【競馬】外国人牧場長が訴える、中小牧場発展のための「手立て」

  • 河合力●文 text&photo by Kawai Chikara

『パカパカファーム』成功の舞台裏
連載●第50回

1990年、アイルランドから獣医師として日本にやって来たハリー・スウィーニィ氏。その後、2001年には競走馬の生産牧場である『パカパカファーム』を開場し、すでにGI馬を3頭も輩出してきた。中小牧場としては、十分な成功を収めていると言えるが、日本の競馬界は中小牧場が生き残っていくには、「決して恵まれた環境ではない」という。そこで今回は、中小牧場がこれから発展・飛躍していくための、スウィーニィ氏からの提言を紹介する――。

パカパカファームの高台から自らの牧場を見渡すスウィーニィ氏。パカパカファームの高台から自らの牧場を見渡すスウィーニィ氏。 1990年に来日し、2001年よりパカパカファームを開場したハリー・スウィーニィ氏。25年間、馬産地から日本の競馬を見続けてきた彼は、その期間で起きた"変化"のすべてを見届け、それについていろいろな考えを巡らせてきた。

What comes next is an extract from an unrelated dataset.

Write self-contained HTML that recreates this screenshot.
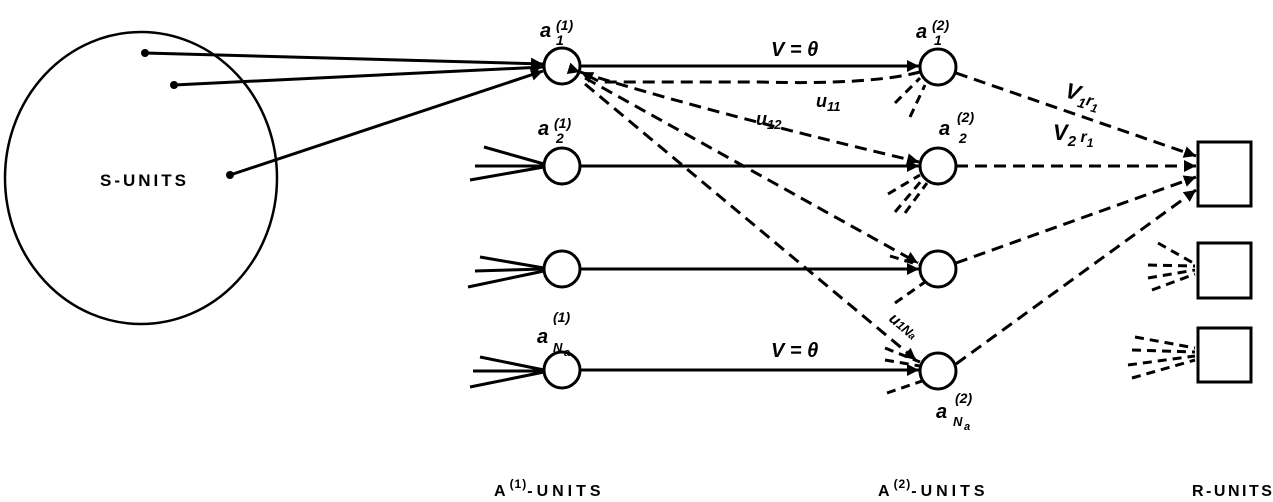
<!DOCTYPE html>
<html><head><style>
html,body{margin:0;padding:0;background:#fff;}
svg{display:block;}
text{font-family:"Liberation Sans",sans-serif;font-weight:bold;fill:#000;}
.it{font-style:italic;}
</style></head><body>
<svg width="1273" height="502" viewBox="0 0 1273 502" xmlns="http://www.w3.org/2000/svg">
<defs>
<marker id="arb" viewBox="0 0 10 10" refX="10" refY="5" markerWidth="12" markerHeight="12" orient="auto" markerUnits="userSpaceOnUse"><path d="M0,0 L10,5 L0,10 z" fill="#000"/></marker>
</defs>
<g fill="none" stroke="#000" stroke-width="3">
<ellipse cx="141" cy="178" rx="136" ry="146" stroke-width="2.5"/>
<line x1="145" y1="53" x2="543" y2="64" marker-end="url(#arb)"/>
<line x1="174" y1="85" x2="543" y2="67" marker-end="url(#arb)"/>
<line x1="230" y1="175" x2="543" y2="71" marker-end="url(#arb)"/>
<circle cx="562" cy="66" r="18"/>
<circle cx="562" cy="166" r="18"/>
<circle cx="562" cy="269" r="18"/>
<circle cx="562" cy="370" r="18"/>
<circle cx="938" cy="67" r="18"/>
<circle cx="938" cy="166" r="18"/>
<circle cx="938" cy="269" r="18"/>
<circle cx="938" cy="371" r="18"/>
<rect x="1198" y="142" width="53" height="64" stroke-width="3"/>
<rect x="1198" y="243" width="53" height="55"/>
<rect x="1198" y="328" width="53" height="54"/>
<line x1="484" y1="147" x2="544" y2="164"/><line x1="475" y1="166" x2="544" y2="166"/><line x1="470" y1="180" x2="544" y2="167"/>
<line x1="480" y1="257" x2="544" y2="268"/><line x1="475" y1="271" x2="544" y2="269"/><line x1="468" y1="287" x2="544" y2="271"/>
<line x1="480" y1="357" x2="544" y2="370"/><line x1="473" y1="371" x2="544" y2="371"/><line x1="470" y1="387" x2="544" y2="372"/>
<line x1="580" y1="66" x2="919" y2="66" marker-end="url(#arb)"/>
<line x1="580" y1="166" x2="919" y2="166" marker-end="url(#arb)"/>
<line x1="580" y1="269" x2="919" y2="269" marker-end="url(#arb)"/>
<line x1="580" y1="370" x2="919" y2="370" marker-end="url(#arb)"/>
</g>
<g fill="none" stroke="#000" stroke-width="3" stroke-dasharray="12,7">
<path d="M920,72 Q870,85 760,82 L600,82 L581,72" marker-end="url(#arb)"/>
<path d="M580,72 Q700,110 919,162" marker-start="url(#arb)" marker-end="url(#arb)"/>
<line x1="585" y1="78" x2="918" y2="263" marker-end="url(#arb)"/>
<line x1="585" y1="84" x2="916" y2="360" marker-end="url(#arb)"/>
<line x1="956" y1="73" x2="1196" y2="156" marker-end="url(#arb)"/>
<line x1="956" y1="166" x2="1196" y2="166" marker-end="url(#arb)"/>
<line x1="956" y1="263" x2="1196" y2="177" marker-end="url(#arb)"/>
<line x1="956" y1="364" x2="1196" y2="190" marker-end="url(#arb)"/>
<g stroke-dasharray="9,6">
<line x1="895" y1="103" x2="920" y2="78"/><line x1="910" y1="117" x2="925" y2="85"/>
<line x1="888" y1="194" x2="920" y2="175"/><line x1="895" y1="212" x2="922" y2="180"/><line x1="905" y1="213" x2="927" y2="183"/>
<line x1="890" y1="256" x2="920" y2="265"/><line x1="895" y1="303" x2="925" y2="282"/>
<line x1="885" y1="348" x2="920" y2="362"/><line x1="885" y1="360" x2="920" y2="366"/><line x1="887" y1="393" x2="925" y2="380"/>
<line x1="1158" y1="243" x2="1195" y2="264"/><line x1="1148" y1="265" x2="1195" y2="266"/><line x1="1148" y1="278" x2="1195" y2="270"/><line x1="1152" y1="290" x2="1195" y2="274"/>
<line x1="1135" y1="337" x2="1195" y2="348"/><line x1="1132" y1="350" x2="1195" y2="352"/><line x1="1128" y1="365" x2="1195" y2="356"/><line x1="1132" y1="378" x2="1195" y2="360"/>
</g>
</g>
<circle cx="145" cy="53" r="4"/><circle cx="174" cy="85" r="4"/><circle cx="230" cy="175" r="4"/>
<text x="100" y="186" font-size="17" letter-spacing="3">S-UNITS</text>
<g class="it" font-size="20">
<text x="540" y="37" class="it">a</text><text x="556" y="30" font-size="14" class="it">(1)</text><text x="556" y="45" font-size="14" class="it">1</text>
<text x="538" y="135" class="it">a</text><text x="554" y="128" font-size="14" class="it">(1)</text><text x="556" y="143" font-size="14" class="it">2</text>
<text x="537" y="343" class="it">a</text><text x="553" y="322" font-size="14" class="it">(1)</text><text x="553" y="352" font-size="13" class="it">N</text><text x="564" y="356" font-size="11" class="it">a</text>
<text x="916" y="38" class="it">a</text><text x="932" y="30" font-size="14" class="it">(2)</text><text x="934" y="45" font-size="14" class="it">1</text>
<text x="939" y="135" class="it">a</text><text x="957" y="122" font-size="14" class="it">(2)</text><text x="959" y="143" font-size="14" class="it">2</text>
<text x="936" y="418" class="it">a</text><text x="955" y="403" font-size="14" class="it">(2)</text><text x="953" y="426" font-size="13" class="it">N</text><text x="964" y="430" font-size="11" class="it">a</text>
<text x="771" y="56" class="it">V = θ</text>
<text x="771" y="357" class="it">V = θ</text>
<text x="816" y="107" class="it" font-size="18">u<tspan font-size="13" dy="4">11</tspan></text>
<text x="756" y="125" class="it" font-size="18">u<tspan font-size="13" dy="4">12</tspan></text>
<text x="888" y="320" class="it" font-size="16" transform="rotate(40 888 320)">u<tspan font-size="12">1</tspan><tspan font-size="13">N</tspan><tspan font-size="10">a</tspan></text>
<text x="1064" y="97" class="it" font-size="22" transform="rotate(15 1064 97)">V<tspan font-size="14" dy="6">1</tspan><tspan font-size="16" dy="-4">r</tspan><tspan font-size="12" dy="5">1</tspan></text>
<text x="1053" y="140" class="it" font-size="22">V<tspan font-size="15" dy="6">2</tspan><tspan font-size="16" dy="-4"> r</tspan><tspan font-size="12" dy="5">1</tspan></text>
</g>
<text x="494" y="496" font-size="16" letter-spacing="4">A<tspan font-size="12" dy="-8" letter-spacing="1">(1)</tspan><tspan dy="8">-UNITS</tspan></text>
<text x="878" y="496" font-size="16" letter-spacing="4">A<tspan font-size="12" dy="-8" letter-spacing="1">(2)</tspan><tspan dy="8">-UNITS</tspan></text>
<text x="1192" y="496" font-size="16" letter-spacing="2.5">R-UNITS</text>
</svg>
</body></html>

 そんな彼が、中小牧場の活性化を図るために、「どうしても実現してもらいたいことがある」と言う。まず、そのひとつが「生産者賞」の増額だ。

 JRA(日本中央競馬会)のレースでは、5着以内に入った競走馬に本賞金が交付される。賞金の振り分けは、所有する馬主が80%、管理する調教師が10%、騎手が5%、馬の世話をする厩務員(きゅうむいん)が5%で、生産者である牧場には、賞金が入ることはない。

 ただし、賞金とは別に「生産者賞」という形で、上位馬の生産牧場に決められた金額が給付されるシステムがある。これは、細かく言うと、当該馬を生産した牧場に与えられる「生産牧場賞」と、当該馬が生まれたときにその母馬を所有していた人に与えられる「繁殖牝馬所有者賞」のふたつに分かれている。

 競走馬は、馬主に引き取られた時点で牧場の所有馬ではなくなる。そこでJRAは、馬産地奨励のために、この「生産者賞」を設定。生産牧場としては、それが大きな励みでもあり、牧場経営の支えにもなっていた。が、その賞金が一時に比べて大幅に減ってしまったという。